In 1979, only 47% of Americans thought it had been worth it; that raised up to 77% in 1989. he also points out some major cultural trends that opposed it: activists in the civil rights movement pointed out that the government was ignoring poor minorities while spending unprecedented amounts of money to send some white guys to the Moon; even a significant block of scientists argued that the manned space exploration was a sub-optimal way to get real science done.

 I think this is really important to remember when we're bemoaning the state of the space program today. I had long believed in a narrative that said: "Once upon a time, after WWII, everyone was super optimistic about the American future in space. It was the Golden Age of science fiction, and everyone agreed that heading into space was the right next step--especially since it meant we would beat the Commies!" So it was really a bit stunning to me to realize that the Apollo programs suffered any number of hostile OpEd pieces, angry Letters to the Editor, and accusations from scientists and pundits alike that it was a waste of resources.

 However, those facts make what's happened since make a lot more sense. How did we get from 'everyone loves space' to Skylab falling out of the sky in just a decade? Well, it's because most people didn't love space, and they still don't now. There was never a grassroots space movement. Certainly there were lots of folks who were rooting for NASA (and there still are!), but there were more who saw it as a big waste.

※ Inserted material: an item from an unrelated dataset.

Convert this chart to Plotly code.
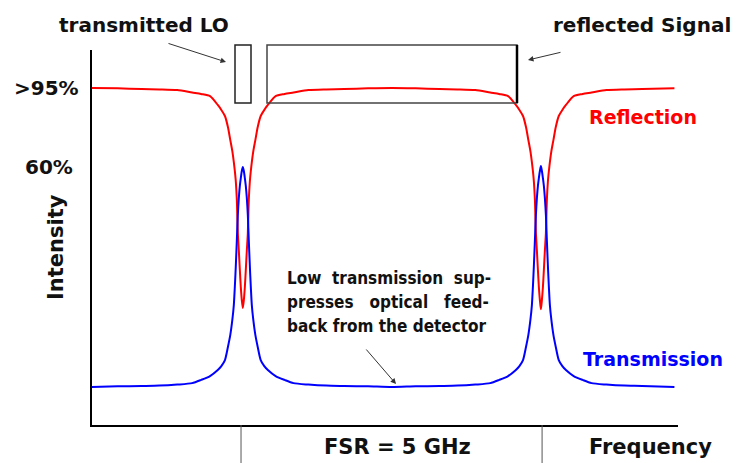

We didn't get to the Moon via an up-swelling of popular support--we got there by the top-down fiat of a President and his successor (JFK and LBJ) who saw it as a combined PR victory over the Soviets and peace-time jobs program for the nation's best and brightest technical talent (who, Madrigal's article points out, probably didn't need the help). There's quite a bit more on the PR image issue in Nicholas de Monchaux' fascinating Spacesuit: Fashioning Apollo. My review of it should be in the next issue of Cascadia Subduction Zone, and Rosten Woo wrote a great review of it in the LA Review of Books last year.

So perhaps it would be OK to spend less time worrying about the lack of popular support for the space program today. It might make more sense to focus on targeted lobbying efforts at the highest levels of government. It's actually a little bit heartening to me to learn that the Apollo mission succeeded in the face of fairly robust public opposition. That means that we don't need to get 200 million Americans on our side to make any progress. What we do need are effective leaders who can communicate clearly with folks who hold the purse strings.

 The future's not what it used to be, and it turns out that it never was.